AUGUSTA, Maine — Maine forest officials need help spotting signs of a potentially destructive insect that might be calling Maine its new home.
The elm zigzag sawfly leaves zigzag-shaped missing sections in the leaves of elm trees.
So far, the insect has not been found in Maine. It's not known if the sawfly poses a large threat to the state.
“Usually, most of the time when these invasive or exotic [insects] are transplanted, not a lot is known about them because they’re not really worth studying," said Michael Parisio, who is a forest entomologist with the Maine Forest Service. "Normally, there are more important things. There are native pests typically in those areas. This particular insect has been transplanted to parts of eastern Europe where I understand it does do some pretty significant defoliation damage.”

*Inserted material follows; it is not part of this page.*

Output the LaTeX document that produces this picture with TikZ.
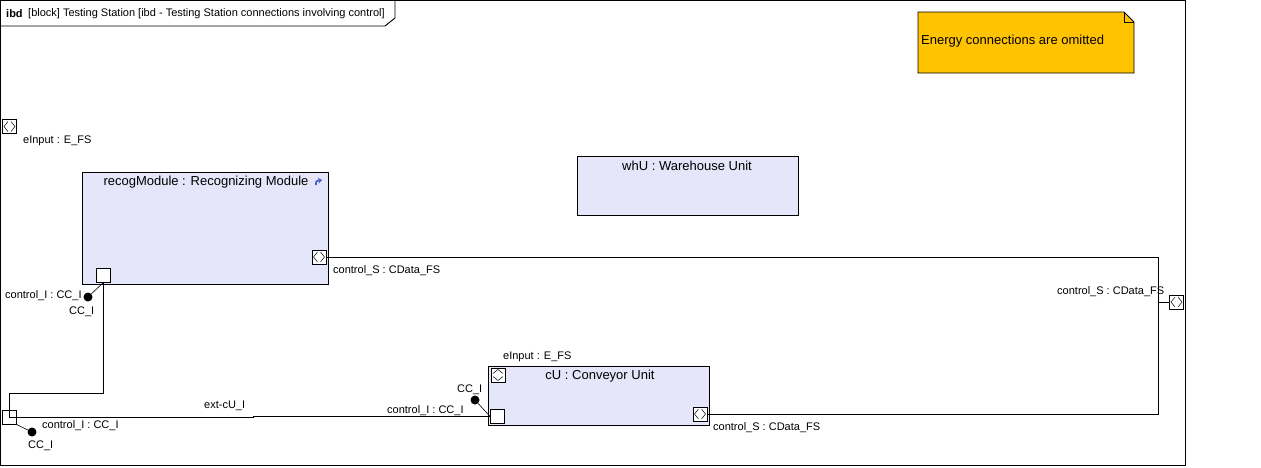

Parisio said the elm zigzag sawfly is native to Asia and was spotted in Quebec, Canada for the first time in 2020. In the U.S., the insect was also recently confirmed in Virginia, Parisio added.
"For the time being, it's a potential new pest to elm [trees]," he said.
Right now, the forest service has yellow sticky card traps in elm trees in Augusta and Hermon looking for adult sawflies.
Traps in Augusta were deployed on June 21, according to Parisio. They were first checked on July 6 and came back empty. The second batch of traps is out now and will be looked at on July 20.